** start Input for this task **

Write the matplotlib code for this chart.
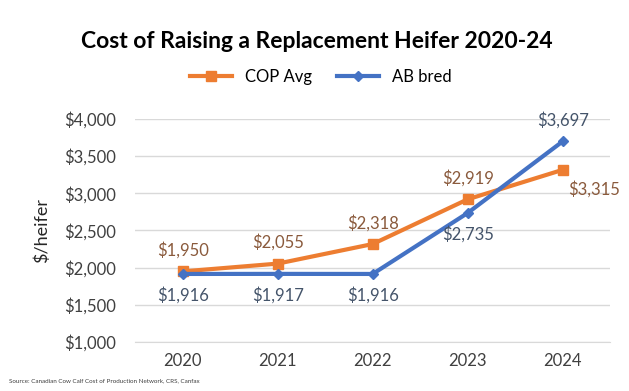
import matplotlib.pyplot as plt

plt.rcParams['font.family'] = ['Lato', 'DejaVu Sans']

years = ['2020', '2021', '2022', '2023', '2024']
cop_avg = [1950, 2055, 2318, 2919, 3315]
ab_bred = [1916, 1917, 1916, 2735, 3697]

cop_pos = ['above', 'above', 'above', 'above', 'right']
ab_pos = ['below', 'below', 'below', 'below', 'above']

orange = '#ED7D31'
blue = '#4472C4'

fig = plt.figure(figsize=(6.29, 3.91), dpi=100)
ax = fig.add_axes([0.215, 0.125, 0.755, 0.571])

x = list(range(len(years)))
ax.plot(x, cop_avg, color=orange, lw=3, marker='s', ms=7, label='COP Avg', zorder=3)
ax.plot(x, ab_bred, color=blue, lw=3, marker='D', ms=5.5, label='AB bred', zorder=3)

def put_labels(vals, pos, col):
    for i, v in enumerate(vals):
        txt = '${:,}'.format(v)
        if pos[i] == 'above':
            ax.annotate(txt, (i, v), xytext=(0, 9), textcoords='offset points',
                        ha='center', va='bottom', fontsize=12, color=col)
        elif pos[i] == 'below':
            ax.annotate(txt, (i, v), xytext=(0, -9), textcoords='offset points',
                        ha='center', va='top', fontsize=12, color=col)
        else:
            ax.annotate(txt, (i, v), xytext=(4, -8), textcoords='offset points',
                        ha='left', va='top', fontsize=12, color=col)

put_labels(cop_avg, cop_pos, '#8A5A3C')
put_labels(ab_bred, ab_pos, '#44546A')

ax.set_xlim(-0.5, 4.5)
ax.set_ylim(1000, 4000)
ax.set_yticks(range(1000, 4001, 500))
ax.set_yticklabels(['${:,}'.format(t) for t in range(1000, 4001, 500)])
ax.set_xticks(x)
ax.set_xticklabels(years)
ax.tick_params(length=0, labelsize=12, colors='#404040', pad=8)
ax.tick_params(axis='y', pad=14)
ax.grid(axis='y', color='#D9D9D9', lw=1)
ax.set_axisbelow(True)
for s in ax.spines.values():
    s.set_visible(False)
ax.spines['bottom'].set_visible(True)
ax.spines['bottom'].set_color('#D9D9D9')

fig.text(0.067, 0.41, '$/heifer', rotation=90, fontsize=13, color='#262626',
         ha='center', va='center')
fig.text(0.503, 0.893, 'Cost of Raising a Replacement Heifer 2020-24', fontsize=16.5,
         fontweight='bold', ha='center', va='center')
fig.legend(loc='center', bbox_to_anchor=(0.51, 0.803), ncol=2, frameon=False,
           fontsize=12, handlelength=2.5, columnspacing=1.5)
fig.text(0.015, 0.027, 'Source: Canadian Cow Calf Cost of Production Network, CRS, Canfax',
         fontsize=4.5, color='#404040', ha='left', va='center')

fig.savefig('out.png', dpi=100)
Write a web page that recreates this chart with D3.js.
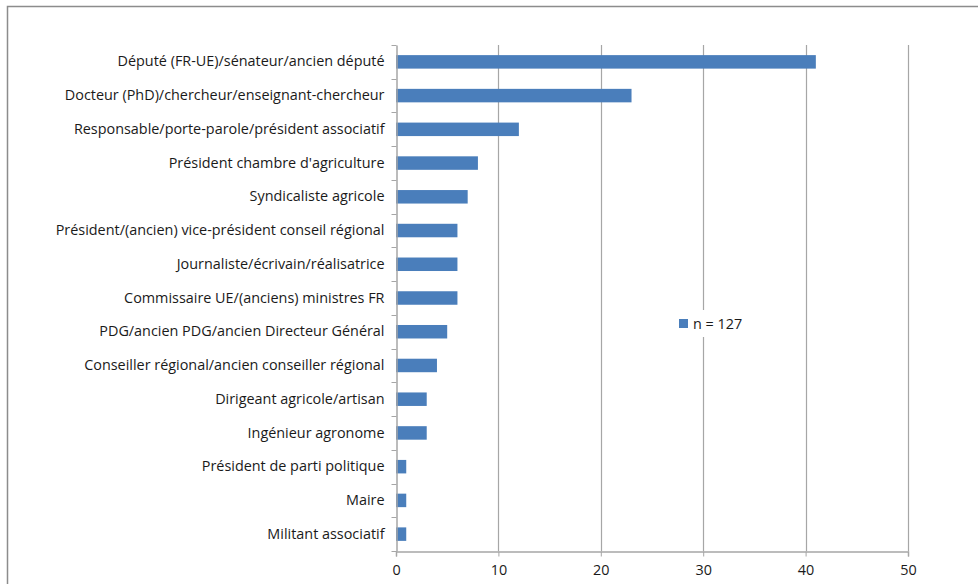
<!DOCTYPE html>
<html><head><meta charset="utf-8">
<script src="https://cdn.jsdelivr.net/npm/d3@7"></script>
<style>html,body{margin:0;padding:0;background:#fff;} svg{display:block;}</style>
</head><body>
<script>
const categories = [
  "Député (FR-UE)/sénateur/ancien député",
  "Docteur (PhD)/chercheur/enseignant-chercheur",
  "Responsable/porte-parole/président associatif",
  "Président chambre d'agriculture",
  "Syndicaliste agricole",
  "Président/(ancien) vice-président conseil régional",
  "Journaliste/écrivain/réalisatrice",
  "Commissaire UE/(anciens) ministres FR",
  "PDG/ancien PDG/ancien Directeur Général",
  "Conseiller régional/ancien conseiller régional",
  "Dirigeant agricole/artisan",
  "Ingénieur agronome",
  "Président de parti politique",
  "Maire",
  "Militant associatif"
];
const values = [41, 23, 12, 8, 7, 6, 6, 6, 5, 4, 3, 3, 1, 1, 1];
const xTicks = [0, 10, 20, 30, 40, 50];
const seriesName = "n = 127";

const W = 978, H = 584;
const m = {left: 396, right: 70, top: 45, bottom: 33};
const font = "'Open Sans', sans-serif";
const fs = 14.4;

const svg = d3.select("body").append("svg").attr("width", W).attr("height", H);

// outer frame
svg.append("path").attr("d", `M7.5,${H} L7.5,6.5 L${W},6.5`)
  .attr("fill", "none").attr("stroke", "#8c8c8c").attr("stroke-width", 1.5);

const x = d3.scaleLinear().domain([0, 50]).range([m.left, 908]);
const y = d3.scaleBand().domain(categories).range([m.top, H - m.bottom]).paddingInner(0.6).paddingOuter(0.3);
const yb = d3.scaleBand().domain(categories).range([m.top, H - m.bottom]);

// gridlines
svg.append("g").selectAll("line").data(xTicks.slice(1)).join("line")
  .attr("x1", d => Math.round(x(d)) + 0.5).attr("x2", d => Math.round(x(d)) + 0.5)
  .attr("y1", m.top).attr("y2", H - m.bottom)
  .attr("stroke", "#a6a6a6").attr("stroke-width", 1.2);

// bars
svg.append("g").selectAll("rect").data(categories).join("rect")
  .attr("x", x(0)).attr("y", d => y(d))
  .attr("width", (d, i) => x(values[i]) - x(0))
  .attr("height", y.bandwidth())
  .attr("fill", "#4a7ebb");

// x axis
const xa = svg.append("g").attr("transform", `translate(0,${H - m.bottom + 0.5})`)
  .call(d3.axisBottom(x).tickValues(xTicks).tickSize(5).tickPadding(8));
xa.select(".domain").attr("stroke", "#a6a6a6").attr("stroke-width", 1.5);
xa.selectAll(".tick line").attr("stroke", "#a6a6a6");
xa.selectAll("text").attr("font-family", font).attr("font-size", fs).attr("fill", "#1a1a1a");

// y axis
const ya = svg.append("g").attr("transform", `translate(${m.left + 0.5},0)`)
  .call(d3.axisLeft(yb).tickSize(0).tickPadding(12));
ya.select(".domain").attr("stroke", "#a6a6a6").attr("stroke-width", 1.5);
ya.selectAll("text").attr("font-family", font).attr("font-size", fs).attr("fill", "#1a1a1a");
// boundary ticks
const bounds = categories.map(c => yb(c)).concat([H - m.bottom]);
ya.append("g").selectAll("line").data(bounds).join("line")
  .attr("x1", -5).attr("x2", 0).attr("y1", d => Math.round(d) + 0.5).attr("y2", d => Math.round(d) + 0.5)
  .attr("stroke", "#a6a6a6");

// legend
const lg = svg.append("g").attr("transform", "translate(672,310)");
lg.append("rect").attr("width", 88).attr("height", 27).attr("fill", "#fff");
lg.append("rect").attr("x", 7).attr("y", 9).attr("width", 9).attr("height", 9).attr("fill", "#4a7ebb");
lg.append("text").attr("x", 21).attr("y", 14).attr("dy", "0.35em")
  .attr("font-family", font).attr("font-size", fs).attr("fill", "#1a1a1a").text(seriesName);
</script>
</body></html>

** end Input for this task **

[Your instructions]
Reproduce each line exactly, please, except for any pictures.

[Answer to this exercise]
Write the matplotlib code for this chart.
import matplotlib.pyplot as plt

plt.rcParams['font.family'] = ['Lato', 'DejaVu Sans']

years = ['2020', '2021', '2022', '2023', '2024']
cop_avg = [1950, 2055, 2318, 2919, 3315]
ab_bred = [1916, 1917, 1916, 2735, 3697]

cop_pos = ['above', 'above', 'above', 'above', 'right']
ab_pos = ['below', 'below', 'below', 'below', 'above']

orange = '#ED7D31'
blue = '#4472C4'

fig = plt.figure(figsize=(6.29, 3.91), dpi=100)
ax = fig.add_axes([0.215, 0.125, 0.755, 0.571])

x = list(range(len(years)))
ax.plot(x, cop_avg, color=orange, lw=3, marker='s', ms=7, label='COP Avg', zorder=3)
ax.plot(x, ab_bred, color=blue, lw=3, marker='D', ms=5.5, label='AB bred', zorder=3)

def put_labels(vals, pos, col):
    for i, v in enumerate(vals):
        txt = '${:,}'.format(v)
        if pos[i] == 'above':
            ax.annotate(txt, (i, v), xytext=(0, 9), textcoords='offset points',
                        ha='center', va='bottom', fontsize=12, color=col)
        elif pos[i] == 'below':
            ax.annotate(txt, (i, v), xytext=(0, -9), textcoords='offset points',
                        ha='center', va='top', fontsize=12, color=col)
        else:
            ax.annotate(txt, (i, v), xytext=(4, -8), textcoords='offset points',
                        ha='left', va='top', fontsize=12, color=col)

put_labels(cop_avg, cop_pos, '#8A5A3C')
put_labels(ab_bred, ab_pos, '#44546A')

ax.set_xlim(-0.5, 4.5)
ax.set_ylim(1000, 4000)
ax.set_yticks(range(1000, 4001, 500))
ax.set_yticklabels(['${:,}'.format(t) for t in range(1000, 4001, 500)])
ax.set_xticks(x)
ax.set_xticklabels(years)
ax.tick_params(length=0, labelsize=12, colors='#404040', pad=8)
ax.tick_params(axis='y', pad=14)
ax.grid(axis='y', color='#D9D9D9', lw=1)
ax.set_axisbelow(True)
for s in ax.spines.values():
    s.set_visible(False)
ax.spines['bottom'].set_visible(True)
ax.spines['bottom'].set_color('#D9D9D9')

fig.text(0.067, 0.41, '$/heifer', rotation=90, fontsize=13, color='#262626',
         ha='center', va='center')
fig.text(0.503, 0.893, 'Cost of Raising a Replacement Heifer 2020-24', fontsize=16.5,
         fontweight='bold', ha='center', va='center')
fig.legend(loc='center', bbox_to_anchor=(0.51, 0.803), ncol=2, frameon=False,
           fontsize=12, handlelength=2.5, columnspacing=1.5)
fig.text(0.015, 0.027, 'Source: Canadian Cow Calf Cost of Production Network, CRS, Canfax',
         fontsize=4.5, color='#404040', ha='left', va='center')

fig.savefig('out.png', dpi=100)
Write a web page that recreates this chart with D3.js.
<!DOCTYPE html>
<html><head><meta charset="utf-8">
<script src="https://cdn.jsdelivr.net/npm/d3@7"></script>
<style>html,body{margin:0;padding:0;background:#fff;} svg{display:block;}</style>
</head><body>
<script>
const categories = [
  "Député (FR-UE)/sénateur/ancien député",
  "Docteur (PhD)/chercheur/enseignant-chercheur",
  "Responsable/porte-parole/président associatif",
  "Président chambre d'agriculture",
  "Syndicaliste agricole",
  "Président/(ancien) vice-président conseil régional",
  "Journaliste/écrivain/réalisatrice",
  "Commissaire UE/(anciens) ministres FR",
  "PDG/ancien PDG/ancien Directeur Général",
  "Conseiller régional/ancien conseiller régional",
  "Dirigeant agricole/artisan",
  "Ingénieur agronome",
  "Président de parti politique",
  "Maire",
  "Militant associatif"
];
const values = [41, 23, 12, 8, 7, 6, 6, 6, 5, 4, 3, 3, 1, 1, 1];
const xTicks = [0, 10, 20, 30, 40, 50];
const seriesName = "n = 127";

const W = 978, H = 584;
const m = {left: 396, right: 70, top: 45, bottom: 33};
const font = "'Open Sans', sans-serif";
const fs = 14.4;

const svg = d3.select("body").append("svg").attr("width", W).attr("height", H);

// outer frame
svg.append("path").attr("d", `M7.5,${H} L7.5,6.5 L${W},6.5`)
  .attr("fill", "none").attr("stroke", "#8c8c8c").attr("stroke-width", 1.5);

const x = d3.scaleLinear().domain([0, 50]).range([m.left, 908]);
const y = d3.scaleBand().domain(categories).range([m.top, H - m.bottom]).paddingInner(0.6).paddingOuter(0.3);
const yb = d3.scaleBand().domain(categories).range([m.top, H - m.bottom]);

// gridlines
svg.append("g").selectAll("line").data(xTicks.slice(1)).join("line")
  .attr("x1", d => Math.round(x(d)) + 0.5).attr("x2", d => Math.round(x(d)) + 0.5)
  .attr("y1", m.top).attr("y2", H - m.bottom)
  .attr("stroke", "#a6a6a6").attr("stroke-width", 1.2);

// bars
svg.append("g").selectAll("rect").data(categories).join("rect")
  .attr("x", x(0)).attr("y", d => y(d))
  .attr("width", (d, i) => x(values[i]) - x(0))
  .attr("height", y.bandwidth())
  .attr("fill", "#4a7ebb");

// x axis
const xa = svg.append("g").attr("transform", `translate(0,${H - m.bottom + 0.5})`)
  .call(d3.axisBottom(x).tickValues(xTicks).tickSize(5).tickPadding(8));
xa.select(".domain").attr("stroke", "#a6a6a6").attr("stroke-width", 1.5);
xa.selectAll(".tick line").attr("stroke", "#a6a6a6");
xa.selectAll("text").attr("font-family", font).attr("font-size", fs).attr("fill", "#1a1a1a");

// y axis
const ya = svg.append("g").attr("transform", `translate(${m.left + 0.5},0)`)
  .call(d3.axisLeft(yb).tickSize(0).tickPadding(12));
ya.select(".domain").attr("stroke", "#a6a6a6").attr("stroke-width", 1.5);
ya.selectAll("text").attr("font-family", font).attr("font-size", fs).attr("fill", "#1a1a1a");
// boundary ticks
const bounds = categories.map(c => yb(c)).concat([H - m.bottom]);
ya.append("g").selectAll("line").data(bounds).join("line")
  .attr("x1", -5).attr("x2", 0).attr("y1", d => Math.round(d) + 0.5).attr("y2", d => Math.round(d) + 0.5)
  .attr("stroke", "#a6a6a6");

// legend
const lg = svg.append("g").attr("transform", "translate(672,310)");
lg.append("rect").attr("width", 88).attr("height", 27).attr("fill", "#fff");
lg.append("rect").attr("x", 7).attr("y", 9).attr("width", 9).attr("height", 9).attr("fill", "#4a7ebb");
lg.append("text").attr("x", 21).attr("y", 14).attr("dy", "0.35em")
  .attr("font-family", font).attr("font-size", fs).attr("fill", "#1a1a1a").text(seriesName);
</script>
</body></html>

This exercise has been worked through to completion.